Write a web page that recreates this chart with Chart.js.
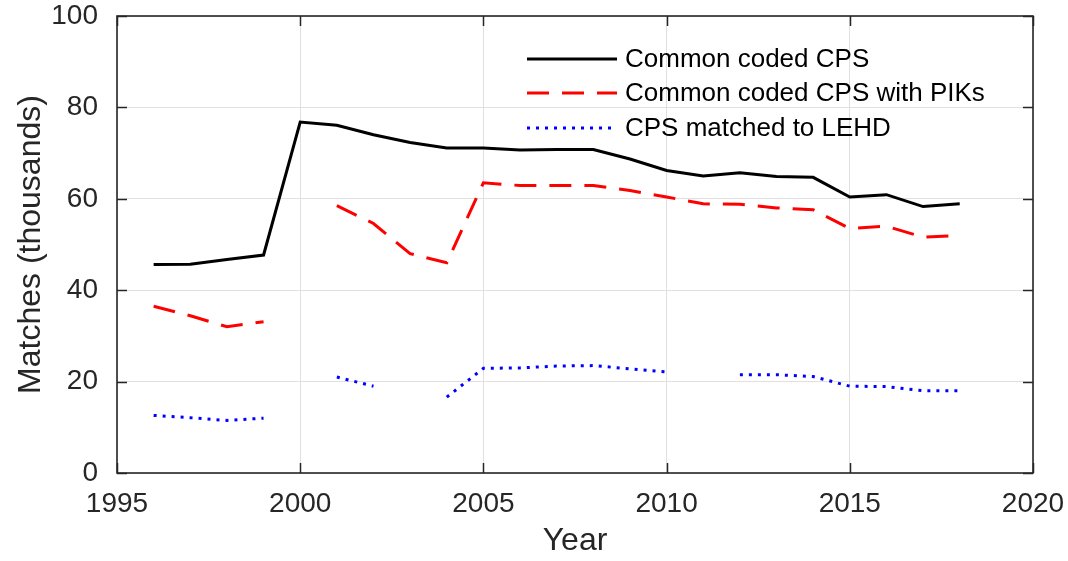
<!DOCTYPE html>
<html>
<head>
<meta charset="utf-8">
<script src="https://cdn.jsdelivr.net/npm/chart.js@4/dist/chart.umd.min.js"></script>
<style>
  html, body { margin: 0; padding: 0; background: #ffffff; }
  #wrap { width: 1068px; height: 561px; }
</style>
</head>
<body>
<div id="wrap"><canvas id="c" width="1068" height="561"></canvas></div>
<script>
// ---- Data ----
const years = [1996, 1997, 1998, 1999, 2000, 2001, 2002, 2003, 2004, 2005, 2006, 2007,
               2008, 2009, 2010, 2011, 2012, 2013, 2014, 2015, 2016, 2017, 2018];
const commonCoded = [45.6, 45.7, 46.7, 47.7, 76.8, 76.1, 74.0, 72.3, 71.1, 71.1, 70.7, 70.8,
                     70.8, 68.7, 66.2, 65.0, 65.7, 64.9, 64.7, 60.4, 60.9, 58.3, 58.9];
const withPIKs = [36.5, 34.4, 32.0, 33.1, null, 58.5, 54.6, 48.0, 46.0, 63.5, 62.9, 62.9,
                  62.9, 61.8, 60.4, 58.9, 58.8, 58.0, 57.6, 53.5, 54.0, 51.6, 52.0];
const matchedLEHD = [12.6, 12.1, 11.5, 12.0, null, 21.0, 19.0, null, 16.6, 22.9, 23.0, 23.4,
                     23.5, 22.8, 22.1, null, 21.5, 21.5, 21.1, 19.0, 18.9, 18.0, 18.0];
const seriesLabels = ['Common coded CPS', 'Common coded CPS with PIKs', 'CPS matched to LEHD'];
const xTicks = [1995, 2000, 2005, 2010, 2015, 2020];
const yTicks = [0, 20, 40, 60, 80, 100];
const xTitle = 'Year';
const yTitle = 'Matches (thousands)';

const FONT = "'Liberation Sans', Arial, Helvetica, sans-serif";
const AXIS_COLOR = '#262626';

function toXY(vals) { return years.map((y, i) => ({ x: y, y: vals[i] })); }

// Box, inward ticks on all four sides, and in-plot legend
const boxPlugin = {
  id: 'matlabBox',
  afterDatasetsDraw(chart) {
    const { ctx, chartArea: a, scales } = chart;
    ctx.save();
    ctx.strokeStyle = AXIS_COLOR;
    ctx.lineWidth = 1.5;
    const tl = 10;
    ctx.beginPath();
    xTicks.forEach(v => {
      const px = Math.round(scales.x.getPixelForValue(v)) + 0.5;
      ctx.moveTo(px, a.bottom); ctx.lineTo(px, a.bottom - tl);
      ctx.moveTo(px, a.top); ctx.lineTo(px, a.top + tl);
    });
    yTicks.forEach(v => {
      const py = Math.round(scales.y.getPixelForValue(v)) + 0.5;
      ctx.moveTo(a.left, py); ctx.lineTo(a.left + tl, py);
      ctx.moveTo(a.right, py); ctx.lineTo(a.right - tl, py);
    });
    ctx.stroke();
    ctx.lineWidth = 1.6;
    ctx.strokeRect(a.left, a.top, a.right - a.left, a.bottom - a.top);

    // legend
    const x0 = 527, x1 = 617, tx = 625;
    const rows = [59, 93, 128];
    chart.data.datasets.forEach((ds, i) => {
      ctx.beginPath();
      ctx.strokeStyle = ds.borderColor;
      ctx.lineWidth = ds.borderWidth;
      ctx.setLineDash(ds.borderDash || []);
      ctx.moveTo(x0, rows[i]); ctx.lineTo(x1, rows[i]);
      ctx.stroke();
      ctx.setLineDash([]);
      ctx.fillStyle = '#000000';
      ctx.font = '26px ' + FONT;
      ctx.textAlign = 'left';
      ctx.textBaseline = 'middle';
      ctx.fillText(ds.label, tx, rows[i] + 1);
    });
    ctx.restore();
  }
};

new Chart(document.getElementById('c'), {
  type: 'line',
  data: {
    datasets: [
      { label: seriesLabels[0], data: toXY(commonCoded), borderColor: '#000000',
        borderWidth: 3, pointRadius: 0, tension: 0, spanGaps: false, fill: false },
      { label: seriesLabels[1], data: toXY(withPIKs), borderColor: '#ff0000',
        borderWidth: 3, borderDash: [22, 13], pointRadius: 0, tension: 0, spanGaps: false, fill: false },
      { label: seriesLabels[2], data: toXY(matchedLEHD), borderColor: '#0000ff',
        borderWidth: 3, borderDash: [3, 6], pointRadius: 0, tension: 0, spanGaps: false, fill: false }
    ]
  },
  options: {
    responsive: false,
    animation: false,
    devicePixelRatio: 1,
    layout: { padding: { left: 0, top: 16, right: 35, bottom: 0 } },
    plugins: { legend: { display: false }, tooltip: { enabled: false } },
    scales: {
      x: {
        type: 'linear', min: 1995, max: 2020,
        afterBuildTicks: s => { s.ticks = xTicks.map(v => ({ value: v })); },
        afterFit: s => { s.height = 88; s.paddingLeft = 0; s.paddingRight = 0; },
        grid: { color: '#e0e0e0', lineWidth: 1, drawTicks: false },
        border: { display: false },
        ticks: { color: AXIS_COLOR, font: { family: FONT, size: 28 }, padding: 14,
                 maxRotation: 0, callback: v => String(v) },
        title: { display: true, text: xTitle, color: AXIS_COLOR,
                 font: { family: FONT, size: 32 }, padding: { top: 0, bottom: 1 } }
      },
      y: {
        type: 'linear', min: 0, max: 100,
        afterBuildTicks: s => { s.ticks = yTicks.map(v => ({ value: v })); },
        afterFit: s => { s.width = 117; s.paddingTop = 0; s.paddingBottom = 0; },
        grid: { color: '#e0e0e0', lineWidth: 1, drawTicks: false },
        border: { display: false },
        ticks: { color: AXIS_COLOR, font: { family: FONT, size: 28 }, padding: 19,
                 callback: v => String(v) },
        title: { display: true, text: yTitle, color: AXIS_COLOR,
                 font: { family: FONT, size: 32 }, padding: { top: 12, bottom: 0 } }
      }
    }
  },
  plugins: [boxPlugin]
});
</script>
</body>
</html>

WORK TO BE COMPLETED:
Repeat the listing verbatim. Skip the pictures.

ANSWER FOR THIS EXERCISE:
Write a web page that recreates this chart with Chart.js.
<!DOCTYPE html>
<html>
<head>
<meta charset="utf-8">
<script src="https://cdn.jsdelivr.net/npm/chart.js@4/dist/chart.umd.min.js"></script>
<style>
  html, body { margin: 0; padding: 0; background: #ffffff; }
  #wrap { width: 1068px; height: 561px; }
</style>
</head>
<body>
<div id="wrap"><canvas id="c" width="1068" height="561"></canvas></div>
<script>
// ---- Data ----
const years = [1996, 1997, 1998, 1999, 2000, 2001, 2002, 2003, 2004, 2005, 2006, 2007,
               2008, 2009, 2010, 2011, 2012, 2013, 2014, 2015, 2016, 2017, 2018];
const commonCoded = [45.6, 45.7, 46.7, 47.7, 76.8, 76.1, 74.0, 72.3, 71.1, 71.1, 70.7, 70.8,
                     70.8, 68.7, 66.2, 65.0, 65.7, 64.9, 64.7, 60.4, 60.9, 58.3, 58.9];
const withPIKs = [36.5, 34.4, 32.0, 33.1, null, 58.5, 54.6, 48.0, 46.0, 63.5, 62.9, 62.9,
                  62.9, 61.8, 60.4, 58.9, 58.8, 58.0, 57.6, 53.5, 54.0, 51.6, 52.0];
const matchedLEHD = [12.6, 12.1, 11.5, 12.0, null, 21.0, 19.0, null, 16.6, 22.9, 23.0, 23.4,
                     23.5, 22.8, 22.1, null, 21.5, 21.5, 21.1, 19.0, 18.9, 18.0, 18.0];
const seriesLabels = ['Common coded CPS', 'Common coded CPS with PIKs', 'CPS matched to LEHD'];
const xTicks = [1995, 2000, 2005, 2010, 2015, 2020];
const yTicks = [0, 20, 40, 60, 80, 100];
const xTitle = 'Year';
const yTitle = 'Matches (thousands)';

const FONT = "'Liberation Sans', Arial, Helvetica, sans-serif";
const AXIS_COLOR = '#262626';

function toXY(vals) { return years.map((y, i) => ({ x: y, y: vals[i] })); }

// Box, inward ticks on all four sides, and in-plot legend
const boxPlugin = {
  id: 'matlabBox',
  afterDatasetsDraw(chart) {
    const { ctx, chartArea: a, scales } = chart;
    ctx.save();
    ctx.strokeStyle = AXIS_COLOR;
    ctx.lineWidth = 1.5;
    const tl = 10;
    ctx.beginPath();
    xTicks.forEach(v => {
      const px = Math.round(scales.x.getPixelForValue(v)) + 0.5;
      ctx.moveTo(px, a.bottom); ctx.lineTo(px, a.bottom - tl);
      ctx.moveTo(px, a.top); ctx.lineTo(px, a.top + tl);
    });
    yTicks.forEach(v => {
      const py = Math.round(scales.y.getPixelForValue(v)) + 0.5;
      ctx.moveTo(a.left, py); ctx.lineTo(a.left + tl, py);
      ctx.moveTo(a.right, py); ctx.lineTo(a.right - tl, py);
    });
    ctx.stroke();
    ctx.lineWidth = 1.6;
    ctx.strokeRect(a.left, a.top, a.right - a.left, a.bottom - a.top);

    // legend
    const x0 = 527, x1 = 617, tx = 625;
    const rows = [59, 93, 128];
    chart.data.datasets.forEach((ds, i) => {
      ctx.beginPath();
      ctx.strokeStyle = ds.borderColor;
      ctx.lineWidth = ds.borderWidth;
      ctx.setLineDash(ds.borderDash || []);
      ctx.moveTo(x0, rows[i]); ctx.lineTo(x1, rows[i]);
      ctx.stroke();
      ctx.setLineDash([]);
      ctx.fillStyle = '#000000';
      ctx.font = '26px ' + FONT;
      ctx.textAlign = 'left';
      ctx.textBaseline = 'middle';
      ctx.fillText(ds.label, tx, rows[i] + 1);
    });
    ctx.restore();
  }
};

new Chart(document.getElementById('c'), {
  type: 'line',
  data: {
    datasets: [
      { label: seriesLabels[0], data: toXY(commonCoded), borderColor: '#000000',
        borderWidth: 3, pointRadius: 0, tension: 0, spanGaps: false, fill: false },
      { label: seriesLabels[1], data: toXY(withPIKs), borderColor: '#ff0000',
        borderWidth: 3, borderDash: [22, 13], pointRadius: 0, tension: 0, spanGaps: false, fill: false },
      { label: seriesLabels[2], data: toXY(matchedLEHD), borderColor: '#0000ff',
        borderWidth: 3, borderDash: [3, 6], pointRadius: 0, tension: 0, spanGaps: false, fill: false }
    ]
  },
  options: {
    responsive: false,
    animation: false,
    devicePixelRatio: 1,
    layout: { padding: { left: 0, top: 16, right: 35, bottom: 0 } },
    plugins: { legend: { display: false }, tooltip: { enabled: false } },
    scales: {
      x: {
        type: 'linear', min: 1995, max: 2020,
        afterBuildTicks: s => { s.ticks = xTicks.map(v => ({ value: v })); },
        afterFit: s => { s.height = 88; s.paddingLeft = 0; s.paddingRight = 0; },
        grid: { color: '#e0e0e0', lineWidth: 1, drawTicks: false },
        border: { display: false },
        ticks: { color: AXIS_COLOR, font: { family: FONT, size: 28 }, padding: 14,
                 maxRotation: 0, callback: v => String(v) },
        title: { display: true, text: xTitle, color: AXIS_COLOR,
                 font: { family: FONT, size: 32 }, padding: { top: 0, bottom: 1 } }
      },
      y: {
        type: 'linear', min: 0, max: 100,
        afterBuildTicks: s => { s.ticks = yTicks.map(v => ({ value: v })); },
        afterFit: s => { s.width = 117; s.paddingTop = 0; s.paddingBottom = 0; },
        grid: { color: '#e0e0e0', lineWidth: 1, drawTicks: false },
        border: { display: false },
        ticks: { color: AXIS_COLOR, font: { family: FONT, size: 28 }, padding: 19,
                 callback: v => String(v) },
        title: { display: true, text: yTitle, color: AXIS_COLOR,
                 font: { family: FONT, size: 32 }, padding: { top: 12, bottom: 0 } }
      }
    }
  },
  plugins: [boxPlugin]
});
</script>
</body>
</html>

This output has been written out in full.